● **DATA LINES**:

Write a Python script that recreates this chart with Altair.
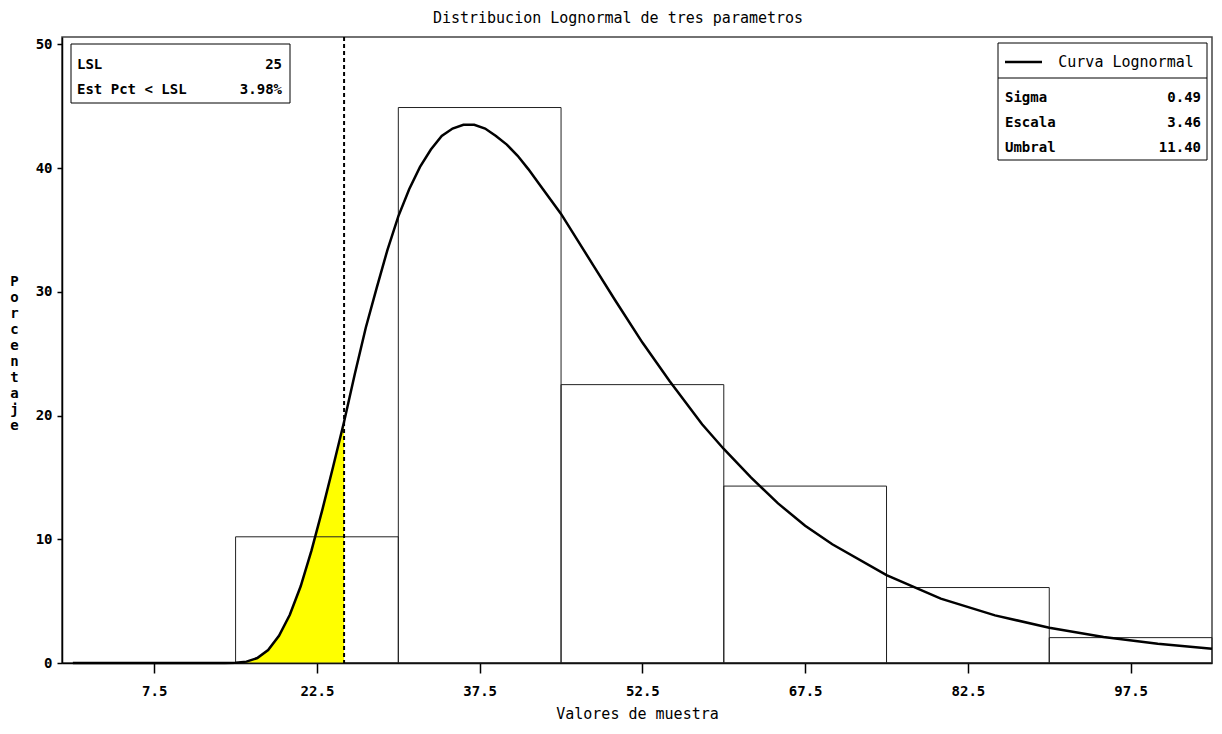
import altair as alt
import pandas as pd

# ---------------- data ----------------
bin_start = [15, 30, 45, 60, 75, 90]
bin_end = [30, 45, 60, 75, 90, 105]
bin_pct = [10.2, 44.9, 22.5, 14.3, 6.1, 2.05]

curve_x = [0, 5, 10, 12, 14, 15, 16, 17, 18, 19, 20, 21, 22, 23, 24, 25, 26, 27,
           28, 29, 30, 31, 32, 33, 34, 35, 36, 37, 38, 39, 40, 41, 42, 43, 45,
           46.5, 48, 50, 52.5, 55, 58, 60, 62.5, 65, 67.5, 70, 75, 80, 85, 90,
           95, 100, 105]
curve_y = [0, 0, 0, 0, 0, 0.02, 0.11, 0.40, 1.05, 2.2, 3.9, 6.2, 9.1, 12.4, 15.9,
           19.5, 23.4, 27.1, 30.3, 33.4, 36.1, 38.3, 40.1, 41.5, 42.6, 43.2, 43.5,
           43.5, 43.2, 42.6, 41.9, 41.0, 39.9, 38.7, 36.3, 34.2, 32.1, 29.3, 25.9,
           22.8, 19.3, 17.3, 15.0, 12.9, 11.1, 9.6, 7.1, 5.2, 3.85, 2.85, 2.1,
           1.55, 1.15]

x_ticks = [7.5, 22.5, 37.5, 52.5, 67.5, 82.5, 97.5]
y_ticks = [0, 10, 20, 30, 40, 50]
lsl_value = [25]

lsl_labels = ["LSL", "Est Pct < LSL"]
lsl_texts = ["25", "3.98%"]
fit_labels = ["Sigma", "Escala", "Umbral"]
fit_texts = ["0.49", "3.46", "11.40"]
legend_label = "Curva Lognormal"

title_text = "Distribucion Lognormal de tres parametros"
x_title = "Valores de muestra"
y_title = "Porcentaje"

# ---------------- layout ----------------
FONT = "DejaVu Sans Mono"
W, H = 1150, 626
PAD = {"left": 54, "top": 29, "right": 2, "bottom": 59}
X_DOMAIN = [-1, 105]
Y_DOMAIN = [0, 50.6]

bars = pd.DataFrame({"lo": bin_start, "hi": bin_end, "pct": bin_pct})
curve = pd.DataFrame({"x": curve_x, "y": curve_y})
lsl_df = pd.DataFrame({"lsl": lsl_value})

xs = alt.Scale(domain=X_DOMAIN, nice=False, zero=False)
ys = alt.Scale(domain=Y_DOMAIN, nice=False, zero=False)

x_axis = alt.Axis(values=x_ticks, format=".1f", title=x_title, grid=False,
                  labelFont=FONT, labelFontSize=14, labelFontWeight="bold",
                  labelColor="black", labelPadding=11, labelFlush=False,
                  tickSize=10, tickColor="black", tickWidth=1.5,
                  domainColor="black", domainWidth=1.5,
                  titleFont=FONT, titleFontSize=15, titleFontWeight="normal",
                  titleColor="black", titlePadding=8)
y_axis = alt.Axis(values=y_ticks, format="d", title=list(y_title), grid=False,
                  titleAngle=0, titleX=-48, titleY=237, titleAlign="center",
                  titleBaseline="top", titleLineHeight=16,
                  titleFont=FONT, titleFontSize=14, titleFontWeight="bold",
                  titleColor="black",
                  labelFont=FONT, labelFontSize=14, labelFontWeight="bold",
                  labelColor="black", labelPadding=5,
                  tickSize=5, tickColor="black", tickWidth=1.5,
                  domainColor="black", domainWidth=1.5)

area = alt.Chart(curve).transform_filter(
    (alt.datum.x >= 15) & (alt.datum.x <= lsl_value[0])
).mark_area(color="#FFFF00", opacity=1).encode(
    x=alt.X("x:Q", scale=xs, axis=x_axis),
    y=alt.Y("y:Q", scale=ys, axis=y_axis),
)

hist = alt.Chart(bars).mark_rect(fill="white", fillOpacity=0, stroke="#222",
                                  strokeWidth=1).encode(
    x=alt.X("lo:Q", scale=xs),
    x2="hi:Q",
    y=alt.Y("pct:Q", scale=ys),
    y2=alt.datum(0),
)

rule = alt.Chart(lsl_df).mark_rule(color="black", strokeWidth=2,
                                   strokeDash=[4, 3]).encode(
    x=alt.X("lsl:Q", scale=xs),
    y=alt.value(0),
    y2=alt.value(H),
)

line = alt.Chart(curve).mark_line(color="black", strokeWidth=2.5).encode(
    x=alt.X("x:Q", scale=xs),
    y=alt.Y("y:Q", scale=ys),
)

one = pd.DataFrame({"k": [0]})


def box(x1, x2, y1, y2):
    return alt.Chart(one).mark_rect(fill="white", stroke="black",
                                    strokeWidth=1).encode(
        x=alt.value(x1), x2=alt.value(x2), y=alt.value(y1), y2=alt.value(y2))


def hline(x1, x2, y, width=1):
    return alt.Chart(one).mark_rule(color="black", strokeWidth=width).encode(
        x=alt.value(x1), x2=alt.value(x2), y=alt.value(y))


def txt(s, x, y, align="left", weight="bold", size=14):
    return alt.Chart(pd.DataFrame({"t": [s]})).mark_text(
        align=align, baseline="middle", font=FONT, fontSize=size,
        fontWeight=weight, color="black").encode(
        x=alt.value(x), y=alt.value(y), text="t:N")


layers = [area, hist, rule, line]

# inset: LSL table (top-left)
layers.append(box(9, 228, 7, 66))
for i, (lab, val) in enumerate(zip(lsl_labels, lsl_texts)):
    yy = 28 + 25 * i
    layers.append(txt(lab, 15, yy))
    layers.append(txt(val, 220, yy, align="right"))

# inset: fitted curve table (top-right)
layers.append(box(936, 1145, 6, 123))
layers.append(hline(936, 1145, 41))
layers.append(hline(943, 980, 25, width=2.5))
layers.append(txt(legend_label, 1064, 25, align="center", weight="normal",
                  size=15))
for i, (lab, val) in enumerate(zip(fit_labels, fit_texts)):
    yy = 61 + 25 * i
    layers.append(txt(lab, 943, yy))
    layers.append(txt(val, 1139, yy, align="right"))

# chart title
layers.append(txt(title_text, 556, -19, align="center", weight="normal",
                  size=15))

chart = alt.layer(*layers).properties(
    width=W, height=H, padding=PAD, autosize=alt.AutoSizeParams(type="none"),
    background="white",
).configure_view(stroke="#444", strokeWidth=1.5)

chart.save("out.html", embed_options={"renderer": "svg", "actions": False})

● **STATED TASK**:
From the top of the listing above, repeat each line exactly until you reach the line containing "bin_pct = [10.2, 44.9, 22.5, 14.3, 6.1, 2.05]", and repeat that one too. Leave the pictures out.

● **SOLUTION TO THE PROBLEM**:
Write a Python script that recreates this chart with Altair.
import altair as alt
import pandas as pd

# ---------------- data ----------------
bin_start = [15, 30, 45, 60, 75, 90]
bin_end = [30, 45, 60, 75, 90, 105]
bin_pct = [10.2, 44.9, 22.5, 14.3, 6.1, 2.05]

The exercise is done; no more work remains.